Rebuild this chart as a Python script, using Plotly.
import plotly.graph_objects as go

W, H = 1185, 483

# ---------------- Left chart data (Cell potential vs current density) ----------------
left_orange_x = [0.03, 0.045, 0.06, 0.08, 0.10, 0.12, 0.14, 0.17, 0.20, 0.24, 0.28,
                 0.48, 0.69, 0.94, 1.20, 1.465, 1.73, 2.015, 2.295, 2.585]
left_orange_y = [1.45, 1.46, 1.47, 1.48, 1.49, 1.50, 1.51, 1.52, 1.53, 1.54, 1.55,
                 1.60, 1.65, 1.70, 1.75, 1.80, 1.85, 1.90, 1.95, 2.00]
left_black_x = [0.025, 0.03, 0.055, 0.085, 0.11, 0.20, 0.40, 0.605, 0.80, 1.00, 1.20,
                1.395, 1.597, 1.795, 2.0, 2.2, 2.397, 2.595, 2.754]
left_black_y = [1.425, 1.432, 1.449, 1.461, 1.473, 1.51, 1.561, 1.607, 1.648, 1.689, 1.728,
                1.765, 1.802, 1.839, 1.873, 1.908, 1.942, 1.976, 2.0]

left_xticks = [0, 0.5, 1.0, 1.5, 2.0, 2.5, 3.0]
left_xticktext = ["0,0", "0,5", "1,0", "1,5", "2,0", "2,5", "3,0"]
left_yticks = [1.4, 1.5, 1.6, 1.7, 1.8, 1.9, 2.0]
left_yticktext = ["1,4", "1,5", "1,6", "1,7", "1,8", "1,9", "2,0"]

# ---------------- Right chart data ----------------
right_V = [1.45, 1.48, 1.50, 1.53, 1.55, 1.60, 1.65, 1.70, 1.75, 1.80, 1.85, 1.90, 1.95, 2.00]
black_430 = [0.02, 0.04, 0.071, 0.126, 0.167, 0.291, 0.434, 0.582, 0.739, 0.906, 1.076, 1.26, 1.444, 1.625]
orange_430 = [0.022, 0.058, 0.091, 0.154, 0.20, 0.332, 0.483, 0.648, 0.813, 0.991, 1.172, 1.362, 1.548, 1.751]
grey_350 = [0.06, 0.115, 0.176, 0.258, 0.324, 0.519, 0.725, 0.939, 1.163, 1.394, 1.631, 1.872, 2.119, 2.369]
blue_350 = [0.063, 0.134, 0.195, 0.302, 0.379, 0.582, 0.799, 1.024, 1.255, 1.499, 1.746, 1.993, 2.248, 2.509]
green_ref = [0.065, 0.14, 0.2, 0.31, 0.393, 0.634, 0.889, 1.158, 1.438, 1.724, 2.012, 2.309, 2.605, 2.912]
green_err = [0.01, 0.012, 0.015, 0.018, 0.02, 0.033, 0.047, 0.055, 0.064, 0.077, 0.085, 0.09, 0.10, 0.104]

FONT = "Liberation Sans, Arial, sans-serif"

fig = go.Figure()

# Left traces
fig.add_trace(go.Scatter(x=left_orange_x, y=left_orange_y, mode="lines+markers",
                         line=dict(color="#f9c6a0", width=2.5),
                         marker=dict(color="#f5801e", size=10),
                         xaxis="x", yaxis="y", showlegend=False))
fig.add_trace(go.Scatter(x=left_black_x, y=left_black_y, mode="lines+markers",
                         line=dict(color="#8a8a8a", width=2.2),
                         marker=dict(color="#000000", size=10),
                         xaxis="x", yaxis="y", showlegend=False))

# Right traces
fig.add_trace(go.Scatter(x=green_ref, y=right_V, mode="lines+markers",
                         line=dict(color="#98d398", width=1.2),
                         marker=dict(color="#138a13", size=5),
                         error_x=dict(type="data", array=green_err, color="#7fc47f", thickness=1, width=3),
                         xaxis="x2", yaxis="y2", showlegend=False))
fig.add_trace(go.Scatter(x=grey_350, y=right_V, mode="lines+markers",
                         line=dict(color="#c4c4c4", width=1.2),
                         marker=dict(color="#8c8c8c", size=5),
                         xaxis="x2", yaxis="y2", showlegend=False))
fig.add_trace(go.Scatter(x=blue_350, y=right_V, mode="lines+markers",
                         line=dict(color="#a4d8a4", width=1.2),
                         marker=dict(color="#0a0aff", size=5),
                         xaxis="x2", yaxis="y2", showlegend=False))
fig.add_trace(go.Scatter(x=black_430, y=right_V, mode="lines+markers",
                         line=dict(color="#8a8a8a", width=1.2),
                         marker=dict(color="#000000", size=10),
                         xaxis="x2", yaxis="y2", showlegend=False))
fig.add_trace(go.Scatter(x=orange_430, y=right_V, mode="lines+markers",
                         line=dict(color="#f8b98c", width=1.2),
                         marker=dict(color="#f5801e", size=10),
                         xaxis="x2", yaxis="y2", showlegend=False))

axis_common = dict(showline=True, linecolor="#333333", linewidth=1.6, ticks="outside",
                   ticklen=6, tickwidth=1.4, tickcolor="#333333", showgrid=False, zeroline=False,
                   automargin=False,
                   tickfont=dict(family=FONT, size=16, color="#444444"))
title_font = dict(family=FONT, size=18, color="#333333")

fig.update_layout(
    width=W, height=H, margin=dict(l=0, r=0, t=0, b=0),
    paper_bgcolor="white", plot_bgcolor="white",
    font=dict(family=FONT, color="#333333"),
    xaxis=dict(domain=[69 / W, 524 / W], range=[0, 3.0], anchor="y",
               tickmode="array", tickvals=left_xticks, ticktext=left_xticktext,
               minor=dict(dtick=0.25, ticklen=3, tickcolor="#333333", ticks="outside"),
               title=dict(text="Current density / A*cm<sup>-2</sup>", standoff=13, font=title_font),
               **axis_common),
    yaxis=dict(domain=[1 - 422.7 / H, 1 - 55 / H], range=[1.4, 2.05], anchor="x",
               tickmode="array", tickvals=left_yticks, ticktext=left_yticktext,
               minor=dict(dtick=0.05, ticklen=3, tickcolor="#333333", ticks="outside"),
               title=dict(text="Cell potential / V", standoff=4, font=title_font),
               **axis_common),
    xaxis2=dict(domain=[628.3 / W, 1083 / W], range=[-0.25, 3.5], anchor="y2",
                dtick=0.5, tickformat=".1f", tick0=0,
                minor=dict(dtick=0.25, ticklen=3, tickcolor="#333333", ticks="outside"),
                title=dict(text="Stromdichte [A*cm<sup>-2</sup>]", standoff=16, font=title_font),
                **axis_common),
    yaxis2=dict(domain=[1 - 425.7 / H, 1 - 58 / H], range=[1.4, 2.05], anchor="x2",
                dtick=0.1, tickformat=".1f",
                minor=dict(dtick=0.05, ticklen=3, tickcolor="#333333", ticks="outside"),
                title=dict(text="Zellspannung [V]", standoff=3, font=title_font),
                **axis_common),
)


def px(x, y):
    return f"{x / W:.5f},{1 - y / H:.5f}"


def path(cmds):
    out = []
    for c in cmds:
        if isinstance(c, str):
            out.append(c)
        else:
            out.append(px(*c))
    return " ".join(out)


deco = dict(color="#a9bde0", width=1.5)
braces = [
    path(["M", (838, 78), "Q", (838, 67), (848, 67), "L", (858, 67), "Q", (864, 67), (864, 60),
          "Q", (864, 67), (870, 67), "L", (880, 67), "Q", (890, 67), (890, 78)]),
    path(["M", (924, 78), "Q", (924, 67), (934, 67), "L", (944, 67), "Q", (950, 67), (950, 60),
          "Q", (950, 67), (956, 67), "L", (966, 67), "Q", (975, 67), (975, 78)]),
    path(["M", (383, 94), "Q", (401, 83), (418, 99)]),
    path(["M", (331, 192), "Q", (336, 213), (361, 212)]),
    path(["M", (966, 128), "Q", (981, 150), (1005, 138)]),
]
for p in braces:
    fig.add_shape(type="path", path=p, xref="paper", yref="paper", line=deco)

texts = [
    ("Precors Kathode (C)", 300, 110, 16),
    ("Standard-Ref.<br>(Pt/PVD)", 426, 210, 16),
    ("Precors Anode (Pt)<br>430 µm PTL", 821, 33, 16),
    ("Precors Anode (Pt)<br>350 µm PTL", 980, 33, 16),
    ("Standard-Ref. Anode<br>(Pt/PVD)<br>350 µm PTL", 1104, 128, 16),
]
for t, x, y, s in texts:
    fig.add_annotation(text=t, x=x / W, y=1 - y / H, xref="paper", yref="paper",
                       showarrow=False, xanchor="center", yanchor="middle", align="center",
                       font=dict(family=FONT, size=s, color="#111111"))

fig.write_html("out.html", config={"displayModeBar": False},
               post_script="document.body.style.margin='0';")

===

> [TASK TO COMPLETE]
Please give an exact restatement of only the lines from the beginning of the material above to the line with "W, H = 1185, 483", inclusive.

> [TASK RESPONSE]
Rebuild this chart as a Python script, using Plotly.
import plotly.graph_objects as go

W, H = 1185, 483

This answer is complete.